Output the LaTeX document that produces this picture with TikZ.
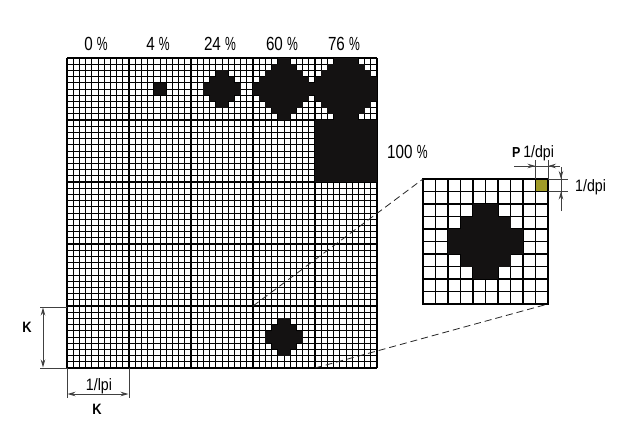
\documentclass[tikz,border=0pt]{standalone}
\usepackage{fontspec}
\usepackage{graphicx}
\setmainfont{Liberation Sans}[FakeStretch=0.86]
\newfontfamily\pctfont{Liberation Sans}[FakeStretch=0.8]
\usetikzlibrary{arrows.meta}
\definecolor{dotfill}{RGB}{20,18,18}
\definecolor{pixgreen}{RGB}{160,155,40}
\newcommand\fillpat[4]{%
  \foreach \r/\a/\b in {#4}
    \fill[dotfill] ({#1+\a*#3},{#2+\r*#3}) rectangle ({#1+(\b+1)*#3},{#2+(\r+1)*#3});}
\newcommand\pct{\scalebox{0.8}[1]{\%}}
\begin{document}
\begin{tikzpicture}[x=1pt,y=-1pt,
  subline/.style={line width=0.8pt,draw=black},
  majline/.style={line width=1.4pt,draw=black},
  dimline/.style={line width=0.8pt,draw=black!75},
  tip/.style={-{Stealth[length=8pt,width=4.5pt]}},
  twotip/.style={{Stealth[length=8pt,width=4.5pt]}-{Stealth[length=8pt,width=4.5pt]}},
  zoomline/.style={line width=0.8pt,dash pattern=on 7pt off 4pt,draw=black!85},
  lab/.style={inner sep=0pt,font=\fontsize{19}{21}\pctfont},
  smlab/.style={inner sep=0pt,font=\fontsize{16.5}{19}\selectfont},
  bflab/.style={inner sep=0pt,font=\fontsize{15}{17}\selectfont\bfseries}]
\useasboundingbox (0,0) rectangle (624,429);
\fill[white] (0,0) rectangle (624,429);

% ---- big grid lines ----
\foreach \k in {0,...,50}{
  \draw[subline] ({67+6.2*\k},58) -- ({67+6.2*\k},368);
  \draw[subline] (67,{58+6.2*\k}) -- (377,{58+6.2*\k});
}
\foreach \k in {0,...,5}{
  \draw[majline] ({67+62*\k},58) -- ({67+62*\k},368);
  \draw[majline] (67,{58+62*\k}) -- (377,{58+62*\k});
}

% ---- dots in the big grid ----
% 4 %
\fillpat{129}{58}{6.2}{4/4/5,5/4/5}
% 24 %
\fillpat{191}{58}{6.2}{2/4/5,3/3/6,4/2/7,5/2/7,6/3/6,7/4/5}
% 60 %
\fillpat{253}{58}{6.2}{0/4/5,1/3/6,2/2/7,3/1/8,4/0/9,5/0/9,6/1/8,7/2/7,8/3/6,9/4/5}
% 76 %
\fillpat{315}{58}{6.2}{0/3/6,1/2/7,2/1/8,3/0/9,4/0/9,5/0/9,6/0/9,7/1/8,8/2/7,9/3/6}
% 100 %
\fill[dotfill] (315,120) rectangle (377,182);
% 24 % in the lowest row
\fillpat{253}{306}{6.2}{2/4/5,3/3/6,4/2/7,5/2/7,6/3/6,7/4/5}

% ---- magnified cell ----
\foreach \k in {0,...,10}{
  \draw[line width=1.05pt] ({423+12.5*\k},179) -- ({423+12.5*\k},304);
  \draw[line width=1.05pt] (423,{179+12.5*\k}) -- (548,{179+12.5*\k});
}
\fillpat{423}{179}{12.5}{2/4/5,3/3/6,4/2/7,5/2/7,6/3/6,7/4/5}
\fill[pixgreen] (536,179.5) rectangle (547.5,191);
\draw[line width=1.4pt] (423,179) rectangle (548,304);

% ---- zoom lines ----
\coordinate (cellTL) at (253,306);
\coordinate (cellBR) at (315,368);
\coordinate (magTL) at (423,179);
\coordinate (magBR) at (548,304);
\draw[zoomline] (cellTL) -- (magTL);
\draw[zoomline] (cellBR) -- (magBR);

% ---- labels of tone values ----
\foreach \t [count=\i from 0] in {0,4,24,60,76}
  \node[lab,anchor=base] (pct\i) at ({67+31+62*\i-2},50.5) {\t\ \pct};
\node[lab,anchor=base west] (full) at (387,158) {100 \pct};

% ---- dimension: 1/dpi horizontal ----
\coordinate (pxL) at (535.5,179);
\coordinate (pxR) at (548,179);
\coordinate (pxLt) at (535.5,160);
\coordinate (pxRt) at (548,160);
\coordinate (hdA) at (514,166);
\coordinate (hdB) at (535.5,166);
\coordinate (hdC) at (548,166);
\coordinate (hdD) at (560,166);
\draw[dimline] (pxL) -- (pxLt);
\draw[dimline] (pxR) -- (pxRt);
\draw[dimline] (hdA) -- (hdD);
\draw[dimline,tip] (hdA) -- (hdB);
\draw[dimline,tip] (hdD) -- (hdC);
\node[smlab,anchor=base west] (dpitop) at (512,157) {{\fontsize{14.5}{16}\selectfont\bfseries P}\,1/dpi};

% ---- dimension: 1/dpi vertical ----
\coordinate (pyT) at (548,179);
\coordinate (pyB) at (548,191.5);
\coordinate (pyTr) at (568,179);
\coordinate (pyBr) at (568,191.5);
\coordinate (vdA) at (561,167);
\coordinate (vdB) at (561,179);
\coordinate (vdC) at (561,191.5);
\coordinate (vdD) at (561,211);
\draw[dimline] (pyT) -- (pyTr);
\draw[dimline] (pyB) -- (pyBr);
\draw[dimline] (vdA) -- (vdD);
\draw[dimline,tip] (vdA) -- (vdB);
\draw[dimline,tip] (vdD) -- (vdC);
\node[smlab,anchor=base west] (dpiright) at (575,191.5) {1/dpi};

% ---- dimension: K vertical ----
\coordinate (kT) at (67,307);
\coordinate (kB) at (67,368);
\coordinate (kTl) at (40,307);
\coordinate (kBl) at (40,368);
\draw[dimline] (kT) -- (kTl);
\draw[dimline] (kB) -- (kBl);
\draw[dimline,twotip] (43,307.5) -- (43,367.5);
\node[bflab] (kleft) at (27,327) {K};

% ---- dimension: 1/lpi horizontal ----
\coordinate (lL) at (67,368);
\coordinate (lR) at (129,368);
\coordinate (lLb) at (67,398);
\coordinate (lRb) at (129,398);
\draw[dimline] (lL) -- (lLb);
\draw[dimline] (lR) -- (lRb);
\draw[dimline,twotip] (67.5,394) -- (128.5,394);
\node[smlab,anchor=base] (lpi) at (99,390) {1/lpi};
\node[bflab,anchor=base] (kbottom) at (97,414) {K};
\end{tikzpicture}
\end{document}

• • •

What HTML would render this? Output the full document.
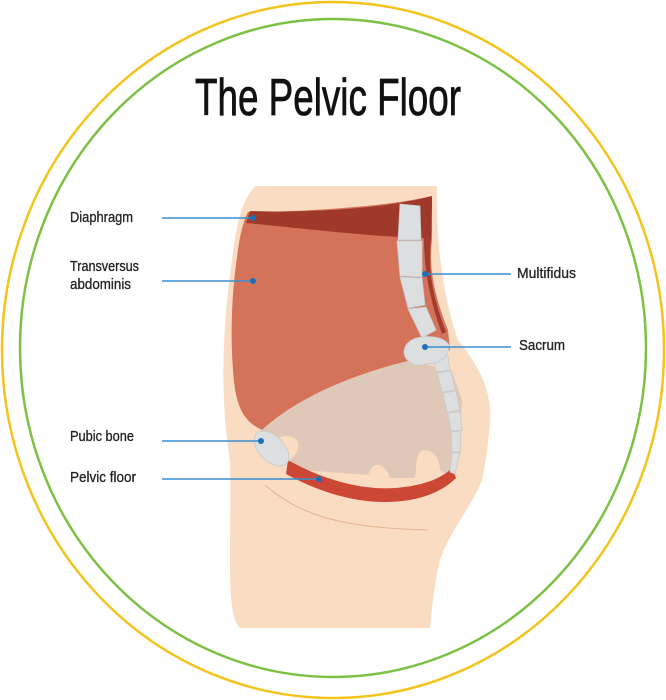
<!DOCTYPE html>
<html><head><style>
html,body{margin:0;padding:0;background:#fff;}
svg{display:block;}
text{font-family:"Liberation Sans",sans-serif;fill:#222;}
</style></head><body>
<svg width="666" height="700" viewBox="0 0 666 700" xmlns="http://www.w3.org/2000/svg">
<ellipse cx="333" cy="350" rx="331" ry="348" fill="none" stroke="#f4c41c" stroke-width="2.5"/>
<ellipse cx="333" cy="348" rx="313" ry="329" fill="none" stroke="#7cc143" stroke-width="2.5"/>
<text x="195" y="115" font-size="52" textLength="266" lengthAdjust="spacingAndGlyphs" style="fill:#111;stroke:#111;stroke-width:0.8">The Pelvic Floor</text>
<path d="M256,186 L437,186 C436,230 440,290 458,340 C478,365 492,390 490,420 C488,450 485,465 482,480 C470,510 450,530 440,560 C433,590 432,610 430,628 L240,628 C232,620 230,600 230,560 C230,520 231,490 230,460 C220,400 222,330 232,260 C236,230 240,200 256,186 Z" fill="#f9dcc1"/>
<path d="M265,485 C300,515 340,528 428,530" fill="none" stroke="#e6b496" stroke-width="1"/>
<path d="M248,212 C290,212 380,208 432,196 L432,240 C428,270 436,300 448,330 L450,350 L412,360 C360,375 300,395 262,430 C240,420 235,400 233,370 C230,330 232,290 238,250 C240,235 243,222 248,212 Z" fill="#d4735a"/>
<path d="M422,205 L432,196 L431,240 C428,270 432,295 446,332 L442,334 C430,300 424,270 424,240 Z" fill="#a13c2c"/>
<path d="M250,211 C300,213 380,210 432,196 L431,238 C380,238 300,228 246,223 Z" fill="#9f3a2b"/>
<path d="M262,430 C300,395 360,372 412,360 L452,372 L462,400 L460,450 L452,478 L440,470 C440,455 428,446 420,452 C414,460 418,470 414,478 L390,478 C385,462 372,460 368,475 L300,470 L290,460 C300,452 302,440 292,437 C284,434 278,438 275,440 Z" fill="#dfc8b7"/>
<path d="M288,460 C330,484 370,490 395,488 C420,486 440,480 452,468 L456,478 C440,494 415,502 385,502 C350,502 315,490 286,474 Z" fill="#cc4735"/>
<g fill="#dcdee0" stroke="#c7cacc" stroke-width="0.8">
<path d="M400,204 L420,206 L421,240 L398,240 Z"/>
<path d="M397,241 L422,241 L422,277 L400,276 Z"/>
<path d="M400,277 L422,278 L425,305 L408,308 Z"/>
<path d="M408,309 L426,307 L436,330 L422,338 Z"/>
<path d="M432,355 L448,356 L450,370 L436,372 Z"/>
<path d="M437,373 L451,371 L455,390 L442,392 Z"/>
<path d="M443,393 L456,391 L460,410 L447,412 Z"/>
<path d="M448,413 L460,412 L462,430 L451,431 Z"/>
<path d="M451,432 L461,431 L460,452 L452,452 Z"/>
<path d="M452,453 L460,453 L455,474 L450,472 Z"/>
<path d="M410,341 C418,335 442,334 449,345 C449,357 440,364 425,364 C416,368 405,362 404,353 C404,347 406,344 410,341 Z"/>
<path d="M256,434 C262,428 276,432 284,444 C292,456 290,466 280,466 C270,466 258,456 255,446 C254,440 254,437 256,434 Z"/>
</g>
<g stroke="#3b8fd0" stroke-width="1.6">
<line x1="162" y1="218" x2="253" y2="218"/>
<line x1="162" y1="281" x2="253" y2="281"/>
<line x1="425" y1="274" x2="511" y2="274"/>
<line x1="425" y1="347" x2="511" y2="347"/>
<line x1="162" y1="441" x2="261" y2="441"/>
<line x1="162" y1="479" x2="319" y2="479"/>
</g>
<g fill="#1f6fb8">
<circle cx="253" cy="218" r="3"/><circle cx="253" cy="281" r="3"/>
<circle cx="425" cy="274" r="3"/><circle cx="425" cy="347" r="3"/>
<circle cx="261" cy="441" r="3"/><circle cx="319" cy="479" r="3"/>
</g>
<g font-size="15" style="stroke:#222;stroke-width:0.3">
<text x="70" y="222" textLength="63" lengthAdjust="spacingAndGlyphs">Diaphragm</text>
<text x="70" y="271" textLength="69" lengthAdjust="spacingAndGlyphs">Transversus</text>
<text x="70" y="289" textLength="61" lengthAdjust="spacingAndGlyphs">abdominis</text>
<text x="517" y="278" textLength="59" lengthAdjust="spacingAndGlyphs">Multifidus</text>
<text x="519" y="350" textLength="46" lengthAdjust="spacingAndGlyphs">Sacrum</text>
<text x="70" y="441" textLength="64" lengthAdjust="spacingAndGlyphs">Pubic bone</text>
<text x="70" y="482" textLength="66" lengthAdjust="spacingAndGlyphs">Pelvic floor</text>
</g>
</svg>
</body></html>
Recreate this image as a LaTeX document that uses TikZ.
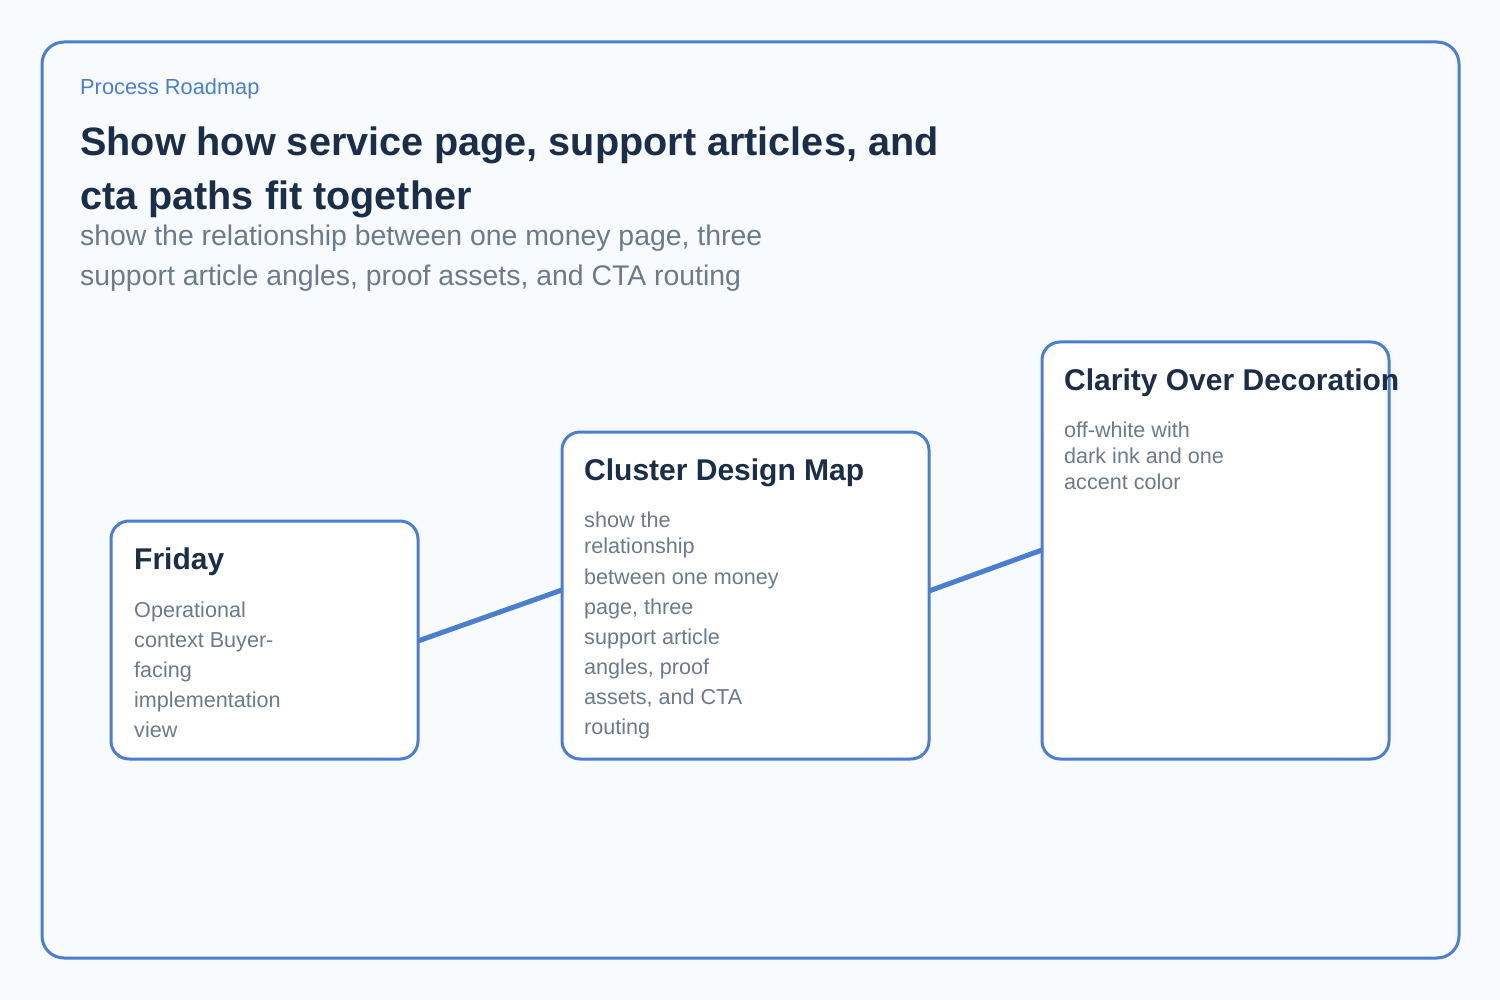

• • •

■ Short problem
Return a copy of every line that includes the word "LaTeX".

■ Problem solution
Output the LaTeX document that produces this picture with TikZ.
Recreate this image as a LaTeX document that uses TikZ.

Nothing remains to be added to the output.